There hasn’t been excitement going into a Detroit Tigers’ season in a good while.
But from their first game against the Philadelphia Phillies, I’ve been intrigued. The Tigers came out hitting the ball hard and far. And they haven’t stopped.
New additions like Nick Maton and Matt Vierling have made an immediate impact. Holdovers like Jake Rogers and Akil Baddoo are also smacking the ball around.
I’m gaining optimism.
Again, it’s spring training. I don’t want to get too hyped up before the season even begins, knowing that the Tigers are ultimately going to disappoint. But this spring training has changed my mind about what the Tigers might be able to do this year.
In his first three games, Maton has impressed, smashing two home runs, including a walk-off.

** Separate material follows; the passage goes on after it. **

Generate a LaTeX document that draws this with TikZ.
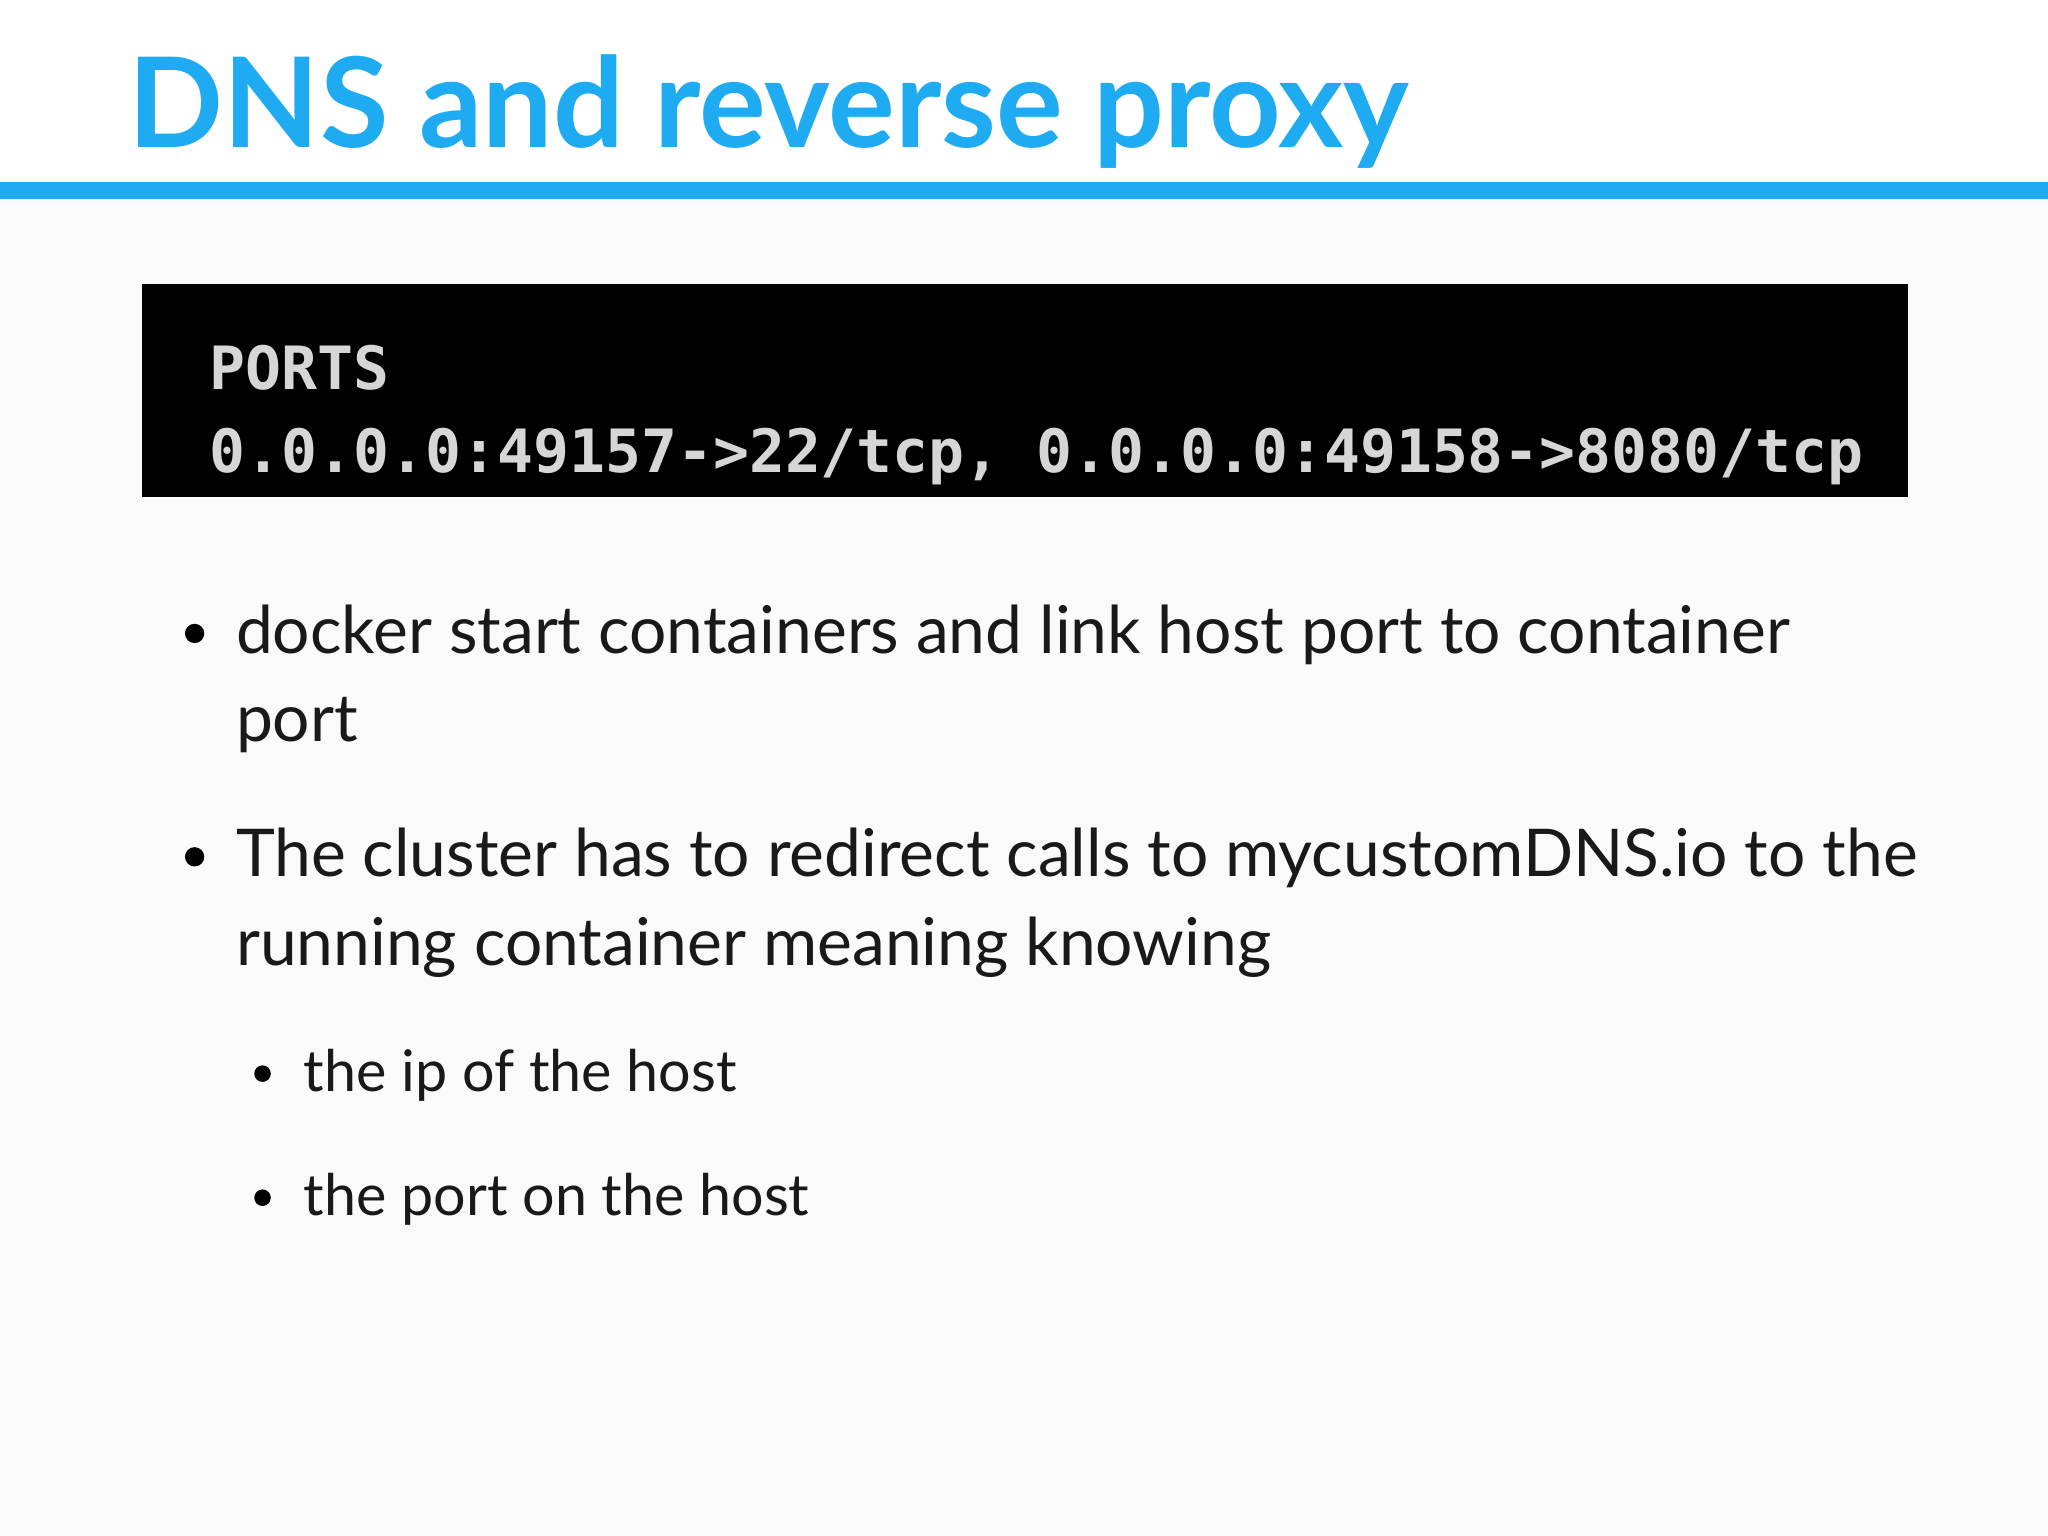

Vierling, in 13 at bats, is hitting .462 with two home runs and four RBI.
These are just two examples of promising young bats that Scott Harris has brought in on a tight budget.
The pitching, thought to be the Tigers’ strength, has been my main concern. Guys like Zach Logue, Jace Fry, and others have shown that they are not prepared to pitch at the major league level. Fry’s giving up five runs in one inning to a split-squad Baltimore team full of minor-leaguers, and Logue’s inability to consistently find the strike zone in his first outing of spring couldn’t have instilled confidence in manager A.J. Finch.
Inconsistencies aside, no matter what happens during the rest of spring training, I am pleased with what the Tigers have been doing. It looks like Scott Harris has found under-the-radar players who were undervalued on their former teams. The Tigers’ chances for success depend on guys like Vierling, Maton, and Rogers. Who knows, if more highly-touted young players such as Spencer Torkelson can follow suit, maybe the Tigers can surprise more than diehards like me.